Your task is to restate the data word for word.
[Start GIVEN DATA]
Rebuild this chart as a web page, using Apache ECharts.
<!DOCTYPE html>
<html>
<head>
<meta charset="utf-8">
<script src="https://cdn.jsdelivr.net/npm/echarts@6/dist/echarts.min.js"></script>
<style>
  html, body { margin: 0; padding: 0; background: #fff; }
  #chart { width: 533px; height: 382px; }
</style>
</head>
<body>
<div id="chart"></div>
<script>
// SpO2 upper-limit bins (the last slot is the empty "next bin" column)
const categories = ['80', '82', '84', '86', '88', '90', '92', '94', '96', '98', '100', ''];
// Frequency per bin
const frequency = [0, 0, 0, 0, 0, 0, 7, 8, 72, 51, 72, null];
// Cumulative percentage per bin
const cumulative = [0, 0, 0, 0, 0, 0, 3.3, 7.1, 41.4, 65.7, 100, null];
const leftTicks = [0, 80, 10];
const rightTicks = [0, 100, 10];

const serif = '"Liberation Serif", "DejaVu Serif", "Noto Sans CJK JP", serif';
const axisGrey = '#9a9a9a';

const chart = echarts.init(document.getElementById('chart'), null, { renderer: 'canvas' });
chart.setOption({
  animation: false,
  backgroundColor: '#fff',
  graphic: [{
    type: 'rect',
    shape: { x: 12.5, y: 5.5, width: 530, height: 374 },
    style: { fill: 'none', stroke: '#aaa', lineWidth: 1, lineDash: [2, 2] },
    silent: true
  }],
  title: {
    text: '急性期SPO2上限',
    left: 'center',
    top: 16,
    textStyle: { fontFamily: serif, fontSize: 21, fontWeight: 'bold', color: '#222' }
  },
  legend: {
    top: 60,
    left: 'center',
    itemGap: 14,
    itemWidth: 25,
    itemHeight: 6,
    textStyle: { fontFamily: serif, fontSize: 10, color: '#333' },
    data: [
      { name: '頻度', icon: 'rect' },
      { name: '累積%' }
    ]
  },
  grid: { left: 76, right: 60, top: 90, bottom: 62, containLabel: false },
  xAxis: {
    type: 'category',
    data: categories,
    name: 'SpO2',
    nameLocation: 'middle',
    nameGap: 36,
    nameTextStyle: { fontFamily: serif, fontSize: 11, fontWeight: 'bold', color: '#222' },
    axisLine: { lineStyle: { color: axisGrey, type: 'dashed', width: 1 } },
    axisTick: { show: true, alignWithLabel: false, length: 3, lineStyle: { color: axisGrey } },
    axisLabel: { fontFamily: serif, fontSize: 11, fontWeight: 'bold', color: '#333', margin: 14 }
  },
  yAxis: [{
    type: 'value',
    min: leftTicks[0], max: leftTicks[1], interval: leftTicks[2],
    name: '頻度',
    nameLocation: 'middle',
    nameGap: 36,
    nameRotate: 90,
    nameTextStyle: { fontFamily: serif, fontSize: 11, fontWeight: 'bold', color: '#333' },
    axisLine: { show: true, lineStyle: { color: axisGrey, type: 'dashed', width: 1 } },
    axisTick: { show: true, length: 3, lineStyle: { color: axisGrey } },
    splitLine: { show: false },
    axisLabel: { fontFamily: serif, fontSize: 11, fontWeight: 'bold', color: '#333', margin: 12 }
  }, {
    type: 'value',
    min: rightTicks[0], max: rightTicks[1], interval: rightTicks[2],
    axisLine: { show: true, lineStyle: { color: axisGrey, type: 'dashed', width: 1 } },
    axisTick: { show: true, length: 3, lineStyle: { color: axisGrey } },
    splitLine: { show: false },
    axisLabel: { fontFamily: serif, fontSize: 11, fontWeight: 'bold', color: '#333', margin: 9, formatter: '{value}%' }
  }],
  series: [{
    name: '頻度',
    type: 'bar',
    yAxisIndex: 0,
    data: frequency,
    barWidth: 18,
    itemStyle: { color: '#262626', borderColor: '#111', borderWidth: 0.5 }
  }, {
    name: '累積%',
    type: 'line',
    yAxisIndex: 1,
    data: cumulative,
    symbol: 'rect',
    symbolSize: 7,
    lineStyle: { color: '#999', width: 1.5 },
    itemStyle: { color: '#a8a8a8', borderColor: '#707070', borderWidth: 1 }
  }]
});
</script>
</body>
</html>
[End GIVEN DATA]
# EXERCISE SOLUTION
Rebuild this chart as a web page, using Apache ECharts.
<!DOCTYPE html>
<html>
<head>
<meta charset="utf-8">
<script src="https://cdn.jsdelivr.net/npm/echarts@6/dist/echarts.min.js"></script>
<style>
  html, body { margin: 0; padding: 0; background: #fff; }
  #chart { width: 533px; height: 382px; }
</style>
</head>
<body>
<div id="chart"></div>
<script>
// SpO2 upper-limit bins (the last slot is the empty "next bin" column)
const categories = ['80', '82', '84', '86', '88', '90', '92', '94', '96', '98', '100', ''];
// Frequency per bin
const frequency = [0, 0, 0, 0, 0, 0, 7, 8, 72, 51, 72, null];
// Cumulative percentage per bin
const cumulative = [0, 0, 0, 0, 0, 0, 3.3, 7.1, 41.4, 65.7, 100, null];
const leftTicks = [0, 80, 10];
const rightTicks = [0, 100, 10];

const serif = '"Liberation Serif", "DejaVu Serif", "Noto Sans CJK JP", serif';
const axisGrey = '#9a9a9a';

const chart = echarts.init(document.getElementById('chart'), null, { renderer: 'canvas' });
chart.setOption({
  animation: false,
  backgroundColor: '#fff',
  graphic: [{
    type: 'rect',
    shape: { x: 12.5, y: 5.5, width: 530, height: 374 },
    style: { fill: 'none', stroke: '#aaa', lineWidth: 1, lineDash: [2, 2] },
    silent: true
  }],
  title: {
    text: '急性期SPO2上限',
    left: 'center',
    top: 16,
    textStyle: { fontFamily: serif, fontSize: 21, fontWeight: 'bold', color: '#222' }
  },
  legend: {
    top: 60,
    left: 'center',
    itemGap: 14,
    itemWidth: 25,
    itemHeight: 6,
    textStyle: { fontFamily: serif, fontSize: 10, color: '#333' },
    data: [
      { name: '頻度', icon: 'rect' },
      { name: '累積%' }
    ]
  },
  grid: { left: 76, right: 60, top: 90, bottom: 62, containLabel: false },
  xAxis: {
    type: 'category',
    data: categories,
    name: 'SpO2',
    nameLocation: 'middle',
    nameGap: 36,
    nameTextStyle: { fontFamily: serif, fontSize: 11, fontWeight: 'bold', color: '#222' },
    axisLine: { lineStyle: { color: axisGrey, type: 'dashed', width: 1 } },
    axisTick: { show: true, alignWithLabel: false, length: 3, lineStyle: { color: axisGrey } },
    axisLabel: { fontFamily: serif, fontSize: 11, fontWeight: 'bold', color: '#333', margin: 14 }
  },
  yAxis: [{
    type: 'value',
    min: leftTicks[0], max: leftTicks[1], interval: leftTicks[2],
    name: '頻度',
    nameLocation: 'middle',
    nameGap: 36,
    nameRotate: 90,
    nameTextStyle: { fontFamily: serif, fontSize: 11, fontWeight: 'bold', color: '#333' },
    axisLine: { show: true, lineStyle: { color: axisGrey, type: 'dashed', width: 1 } },
    axisTick: { show: true, length: 3, lineStyle: { color: axisGrey } },
    splitLine: { show: false },
    axisLabel: { fontFamily: serif, fontSize: 11, fontWeight: 'bold', color: '#333', margin: 12 }
  }, {
    type: 'value',
    min: rightTicks[0], max: rightTicks[1], interval: rightTicks[2],
    axisLine: { show: true, lineStyle: { color: axisGrey, type: 'dashed', width: 1 } },
    axisTick: { show: true, length: 3, lineStyle: { color: axisGrey } },
    splitLine: { show: false },
    axisLabel: { fontFamily: serif, fontSize: 11, fontWeight: 'bold', color: '#333', margin: 9, formatter: '{value}%' }
  }],
  series: [{
    name: '頻度',
    type: 'bar',
    yAxisIndex: 0,
    data: frequency,
    barWidth: 18,
    itemStyle: { color: '#262626', borderColor: '#111', borderWidth: 0.5 }
  }, {
    name: '累積%',
    type: 'line',
    yAxisIndex: 1,
    data: cumulative,
    symbol: 'rect',
    symbolSize: 7,
    lineStyle: { color: '#999', width: 1.5 },
    itemStyle: { color: '#a8a8a8', borderColor: '#707070', borderWidth: 1 }
  }]
});
</script>
</body>
</html>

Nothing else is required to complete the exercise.